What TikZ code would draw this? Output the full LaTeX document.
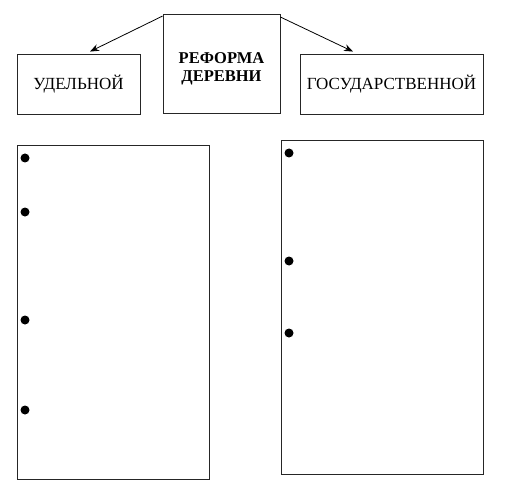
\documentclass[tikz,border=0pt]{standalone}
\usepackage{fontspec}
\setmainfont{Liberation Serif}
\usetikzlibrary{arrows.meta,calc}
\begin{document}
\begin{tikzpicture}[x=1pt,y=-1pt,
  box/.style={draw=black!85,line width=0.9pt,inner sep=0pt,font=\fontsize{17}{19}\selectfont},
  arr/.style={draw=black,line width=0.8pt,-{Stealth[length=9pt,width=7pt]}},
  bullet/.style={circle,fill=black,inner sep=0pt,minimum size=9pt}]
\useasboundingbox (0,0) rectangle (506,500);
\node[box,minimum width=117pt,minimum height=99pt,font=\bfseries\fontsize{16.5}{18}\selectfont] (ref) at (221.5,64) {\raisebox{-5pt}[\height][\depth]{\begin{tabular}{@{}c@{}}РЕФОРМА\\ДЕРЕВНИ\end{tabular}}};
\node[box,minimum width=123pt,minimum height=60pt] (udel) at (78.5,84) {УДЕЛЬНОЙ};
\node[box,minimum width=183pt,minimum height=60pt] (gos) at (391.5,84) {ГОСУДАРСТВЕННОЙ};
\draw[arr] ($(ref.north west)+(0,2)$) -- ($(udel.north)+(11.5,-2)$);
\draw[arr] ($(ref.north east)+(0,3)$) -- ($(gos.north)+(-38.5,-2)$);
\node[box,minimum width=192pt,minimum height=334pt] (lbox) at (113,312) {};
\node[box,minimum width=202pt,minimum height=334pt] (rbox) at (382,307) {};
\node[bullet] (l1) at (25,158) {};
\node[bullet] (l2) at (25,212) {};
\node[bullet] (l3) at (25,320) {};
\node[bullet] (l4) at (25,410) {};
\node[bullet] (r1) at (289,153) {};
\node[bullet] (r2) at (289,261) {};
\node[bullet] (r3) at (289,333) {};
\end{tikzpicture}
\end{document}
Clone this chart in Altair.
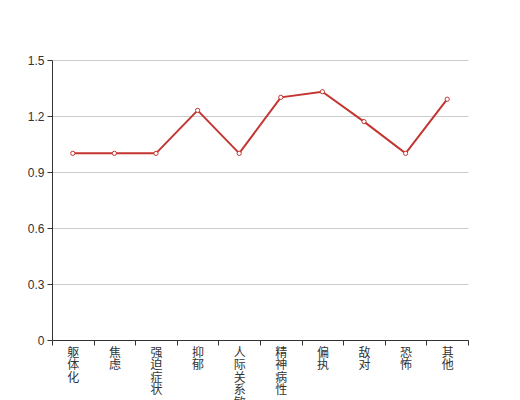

──────────

**What to work on**. Quote the data above in full, leaving out the pictures it holds.

**Exercise answer**.
What TikZ code would draw this? Output the full LaTeX document.
\documentclass[tikz,border=0pt]{standalone}
\usepackage{fontspec}
\setmainfont{Liberation Serif}
\usetikzlibrary{arrows.meta,calc}
\begin{document}
\begin{tikzpicture}[x=1pt,y=-1pt,
  box/.style={draw=black!85,line width=0.9pt,inner sep=0pt,font=\fontsize{17}{19}\selectfont},
  arr/.style={draw=black,line width=0.8pt,-{Stealth[length=9pt,width=7pt]}},
  bullet/.style={circle,fill=black,inner sep=0pt,minimum size=9pt}]
\useasboundingbox (0,0) rectangle (506,500);
\node[box,minimum width=117pt,minimum height=99pt,font=\bfseries\fontsize{16.5}{18}\selectfont] (ref) at (221.5,64) {\raisebox{-5pt}[\height][\depth]{\begin{tabular}{@{}c@{}}РЕФОРМА\\ДЕРЕВНИ\end{tabular}}};
\node[box,minimum width=123pt,minimum height=60pt] (udel) at (78.5,84) {УДЕЛЬНОЙ};
\node[box,minimum width=183pt,minimum height=60pt] (gos) at (391.5,84) {ГОСУДАРСТВЕННОЙ};
\draw[arr] ($(ref.north west)+(0,2)$) -- ($(udel.north)+(11.5,-2)$);
\draw[arr] ($(ref.north east)+(0,3)$) -- ($(gos.north)+(-38.5,-2)$);
\node[box,minimum width=192pt,minimum height=334pt] (lbox) at (113,312) {};
\node[box,minimum width=202pt,minimum height=334pt] (rbox) at (382,307) {};
\node[bullet] (l1) at (25,158) {};
\node[bullet] (l2) at (25,212) {};
\node[bullet] (l3) at (25,320) {};
\node[bullet] (l4) at (25,410) {};
\node[bullet] (r1) at (289,153) {};
\node[bullet] (r2) at (289,261) {};
\node[bullet] (r3) at (289,333) {};
\end{tikzpicture}
\end{document}
Clone this chart in Altair.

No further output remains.